Hacker News new | ask | show | jobs
by b65e8bee43c2ed0 20 days ago
it's all for nothing, because Cloudflare's scraping protection works about as well as a $5 padlock - good enough to dissuade bored teens, not good enough to dissuade even an amateur burglar. if someone wants to scrap your publicly visible data, they will. there's nothing you can do.
5 comments

At the same time: it sure works well enough to annoy anyone with a "bad ASN" IP with 80 captchas a day.
exactly that's what I was thinking... like the day they provided a solution to the issue they posed
It's how I remember I've left my VPN on
Exactly. I’m constantly amazed at how little you actually need to bypass CF, Amazon, Azure WAFs and so on (Incapsula springs to mind too). When you look at the code you’ve come up with, it’s actually quite small and compact.

More to the point, these systems actually help scraping because proof of work unlocks essentially unlimited scraping, in my experience.

That said - from my experience on the other side, sure you can’t stop people like me or you, but you can stop 99% of the others. That’s more than worth it operationally.

What do you mean by ~"PoW unlocks unlimited scraping"?
Usually after you solve the POW challenge, sites let you make a lot of requests before asking you to complete another.
> Cloudflare's scraping protection works about as well as a $5 padlock

It sure seems to keep me, the casual visitor, far away from just about any site they "protect". I have zero desire to alter my browsing configuration or use extra tools to get around turnstile, I'd rather not even visit the site in the first place.

>, I'd rather not even visit the site in the first place

Until your bank, airline, and tax ministry start using them.

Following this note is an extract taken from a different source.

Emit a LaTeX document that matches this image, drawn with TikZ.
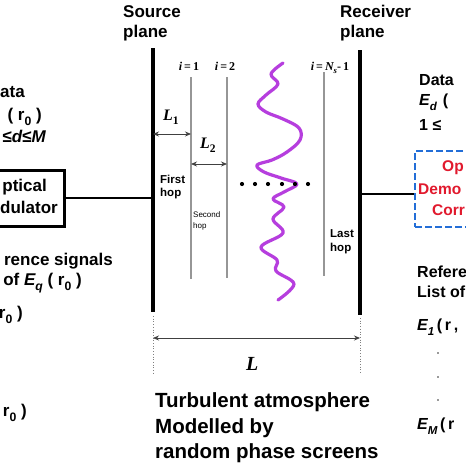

Even more reason to boycott sites using it now.
I vote with my wallet and dump misbehaving banks.
Overwhelming majority of customers doesn't even know they can care. And most of them wouldn't anyway. So your vote doesn't matter to anyone but you, sadly.
"Misbehaving" by protecting themselves
If you're willing to do it, a real browser with playwright is enough.
Playwright isn't sufficient for all cases.
Not for high volumes of data.
It is if you're willing to pay the extra overhead. ex: Google and MS both use rendered pages for advanced scraping.
$5 padlocks work against what most website owners care about: the common consumer who is using a different app and seeing their site content with someone else's ads on top of it.